COLLECTED MATERIAL:
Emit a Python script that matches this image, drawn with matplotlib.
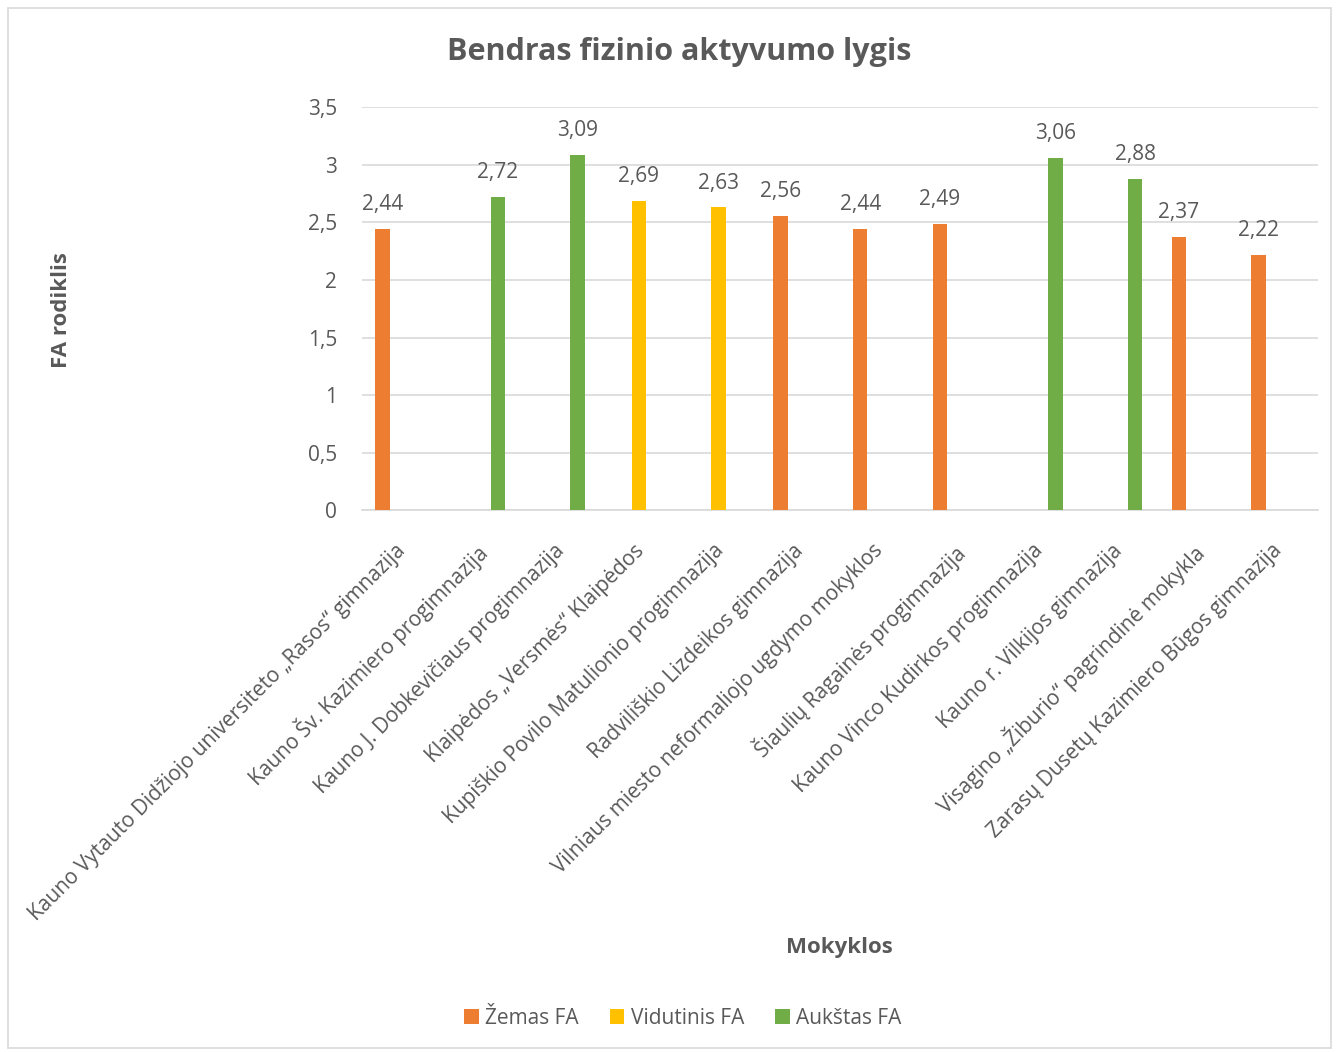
import numpy as np
import matplotlib.pyplot as plt
import matplotlib.transforms as mtransforms
from matplotlib.ticker import FuncFormatter
from matplotlib.patches import Rectangle

# Duomenys
mokyklos = [
    'Kauno Vytauto Didžiojo universiteto „Rasos“ gimnazija',
    'Kauno Šv. Kazimiero progimnazija',
    'Kauno J. Dobkevičiaus progimnazija',
    'Klaipėdos „Versmės“ Klaipėdos',
    'Kupiškio Povilo Matulionio progimnazija',
    'Radviliškio Lizdeikos gimnazija',
    'Vilniaus miesto neformaliojo ugdymo mokyklos',
    'Šiaulių Ragainės progimnazija',
    'Kauno Vinco Kudirkos progimnazija',
    'Kauno r. Vilkijos gimnazija',
    'Visagino „Žiburio“ pagrindinė mokykla',
    'Zarasų Dusetų Kazimiero Būgos gimnazija',
]
zemas     = [2.44, None, None, None, None, 2.56, 2.44, 2.49, None, None, 2.37, 2.22]
vidutinis = [None, None, None, 2.69, 2.63, None, None, None, None, None, None, None]
aukstas   = [None, 2.72, 3.09, None, None, None, None, None, 3.06, 2.88, None, None]

serijos = ['Žemas FA', 'Vidutinis FA', 'Aukštas FA']
spalvos = ['#ED7D31', '#FFC000', '#70AD47']

plt.rcParams['font.family'] = ['Open Sans', 'DejaVu Sans']
pilka = '#595959'

fig = plt.figure(figsize=(13.36, 10.52), dpi=100)
ax = fig.add_axes([0.271, 0.515, 0.7155, 0.383])

x = np.arange(len(mokyklos))
plotis = 0.18
poslinkiai = [-0.245, -0.025, 0.205]

for vals, lab, col, dx in zip([zemas, vidutinis, aukstas], serijos, spalvos, poslinkiai):
    v = np.array([np.nan if a is None else a for a in vals])
    bars = ax.bar(x + dx, np.nan_to_num(v), width=plotis, color=col, label=lab, zorder=3)
    for b, val in zip(bars, v):
        if not np.isnan(val):
            ax.annotate(f'{val:.2f}'.replace('.', ','),
                        (b.get_x() + b.get_width() / 2, val),
                        xytext=(0, 10), textcoords='offset points',
                        ha='center', va='bottom', fontsize=15, color=pilka)

ax.set_xlim(-0.5, len(mokyklos) - 0.5)
ax.set_ylim(0, 3.5)
ax.set_yticks(np.arange(0, 3.51, 0.5))
ax.yaxis.set_major_formatter(FuncFormatter(lambda v, p: f'{v:g}'.replace('.', ',')))
ax.grid(axis='y', color='#D9D9D9', linewidth=1.2, zorder=0)
for s in ['top', 'right', 'left']:
    ax.spines[s].set_visible(False)
ax.spines['bottom'].set_color('#D9D9D9')
ax.spines['bottom'].set_linewidth(1.2)
ax.tick_params(axis='both', length=0, labelsize=15, colors=pilka)
ax.tick_params(axis='y', pad=18)
ax.tick_params(axis='x', pad=10)

ax.set_xticks(x)
ax.set_xticklabels(mokyklos, rotation=45, ha='right', rotation_mode='anchor', fontsize=15)
poslinkis = mtransforms.ScaledTranslation(-7 / 100, -16 / 100, fig.dpi_scale_trans)
for t in ax.get_xticklabels():
    t.set_color(pilka)
    t.set_transform(t.get_transform() + poslinkis)

fig.text(0.508, 0.951, 'Bendras fizinio aktyvumo lygis', ha='center', va='center',
         fontsize=22, fontweight='bold', color=pilka)
fig.text(0.046, 0.705, 'FA rodiklis', rotation=90, ha='center', va='center',
         fontsize=16, fontweight='bold', color=pilka)
fig.text(0.628, 0.099, 'Mokyklos', ha='center', va='center',
         fontsize=16, fontweight='bold', color=pilka)

leg = fig.legend(loc='center', bbox_to_anchor=(0.511, 0.032), ncol=3, frameon=False,
                 fontsize=15, handlelength=0.7, handleheight=0.7, handletextpad=0.3,
                 columnspacing=1.5, labelcolor=pilka)

fig.patches.append(Rectangle((0.006, 0.004), 0.99, 0.988, transform=fig.transFigure,
                             fill=False, edgecolor='#D9D9D9', linewidth=1.2))

fig.savefig('out.png', dpi=100)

AIM OF THE TASK: Word for word, quote the lines above. Omit the pictures.

SOLUTION TO THIS EXERCISE:
Emit a Python script that matches this image, drawn with matplotlib.
import numpy as np
import matplotlib.pyplot as plt
import matplotlib.transforms as mtransforms
from matplotlib.ticker import FuncFormatter
from matplotlib.patches import Rectangle

# Duomenys
mokyklos = [
    'Kauno Vytauto Didžiojo universiteto „Rasos“ gimnazija',
    'Kauno Šv. Kazimiero progimnazija',
    'Kauno J. Dobkevičiaus progimnazija',
    'Klaipėdos „Versmės“ Klaipėdos',
    'Kupiškio Povilo Matulionio progimnazija',
    'Radviliškio Lizdeikos gimnazija',
    'Vilniaus miesto neformaliojo ugdymo mokyklos',
    'Šiaulių Ragainės progimnazija',
    'Kauno Vinco Kudirkos progimnazija',
    'Kauno r. Vilkijos gimnazija',
    'Visagino „Žiburio“ pagrindinė mokykla',
    'Zarasų Dusetų Kazimiero Būgos gimnazija',
]
zemas     = [2.44, None, None, None, None, 2.56, 2.44, 2.49, None, None, 2.37, 2.22]
vidutinis = [None, None, None, 2.69, 2.63, None, None, None, None, None, None, None]
aukstas   = [None, 2.72, 3.09, None, None, None, None, None, 3.06, 2.88, None, None]

serijos = ['Žemas FA', 'Vidutinis FA', 'Aukštas FA']
spalvos = ['#ED7D31', '#FFC000', '#70AD47']

plt.rcParams['font.family'] = ['Open Sans', 'DejaVu Sans']
pilka = '#595959'

fig = plt.figure(figsize=(13.36, 10.52), dpi=100)
ax = fig.add_axes([0.271, 0.515, 0.7155, 0.383])

x = np.arange(len(mokyklos))
plotis = 0.18
poslinkiai = [-0.245, -0.025, 0.205]

for vals, lab, col, dx in zip([zemas, vidutinis, aukstas], serijos, spalvos, poslinkiai):
    v = np.array([np.nan if a is None else a for a in vals])
    bars = ax.bar(x + dx, np.nan_to_num(v), width=plotis, color=col, label=lab, zorder=3)
    for b, val in zip(bars, v):
        if not np.isnan(val):
            ax.annotate(f'{val:.2f}'.replace('.', ','),
                        (b.get_x() + b.get_width() / 2, val),
                        xytext=(0, 10), textcoords='offset points',
                        ha='center', va='bottom', fontsize=15, color=pilka)

ax.set_xlim(-0.5, len(mokyklos) - 0.5)
ax.set_ylim(0, 3.5)
ax.set_yticks(np.arange(0, 3.51, 0.5))
ax.yaxis.set_major_formatter(FuncFormatter(lambda v, p: f'{v:g}'.replace('.', ',')))
ax.grid(axis='y', color='#D9D9D9', linewidth=1.2, zorder=0)
for s in ['top', 'right', 'left']:
    ax.spines[s].set_visible(False)
ax.spines['bottom'].set_color('#D9D9D9')
ax.spines['bottom'].set_linewidth(1.2)
ax.tick_params(axis='both', length=0, labelsize=15, colors=pilka)
ax.tick_params(axis='y', pad=18)
ax.tick_params(axis='x', pad=10)

ax.set_xticks(x)
ax.set_xticklabels(mokyklos, rotation=45, ha='right', rotation_mode='anchor', fontsize=15)
poslinkis = mtransforms.ScaledTranslation(-7 / 100, -16 / 100, fig.dpi_scale_trans)
for t in ax.get_xticklabels():
    t.set_color(pilka)
    t.set_transform(t.get_transform() + poslinkis)

fig.text(0.508, 0.951, 'Bendras fizinio aktyvumo lygis', ha='center', va='center',
         fontsize=22, fontweight='bold', color=pilka)
fig.text(0.046, 0.705, 'FA rodiklis', rotation=90, ha='center', va='center',
         fontsize=16, fontweight='bold', color=pilka)
fig.text(0.628, 0.099, 'Mokyklos', ha='center', va='center',
         fontsize=16, fontweight='bold', color=pilka)

leg = fig.legend(loc='center', bbox_to_anchor=(0.511, 0.032), ncol=3, frameon=False,
                 fontsize=15, handlelength=0.7, handleheight=0.7, handletextpad=0.3,
                 columnspacing=1.5, labelcolor=pilka)

fig.patches.append(Rectangle((0.006, 0.004), 0.99, 0.988, transform=fig.transFigure,
                             fill=False, edgecolor='#D9D9D9', linewidth=1.2))

fig.savefig('out.png', dpi=100)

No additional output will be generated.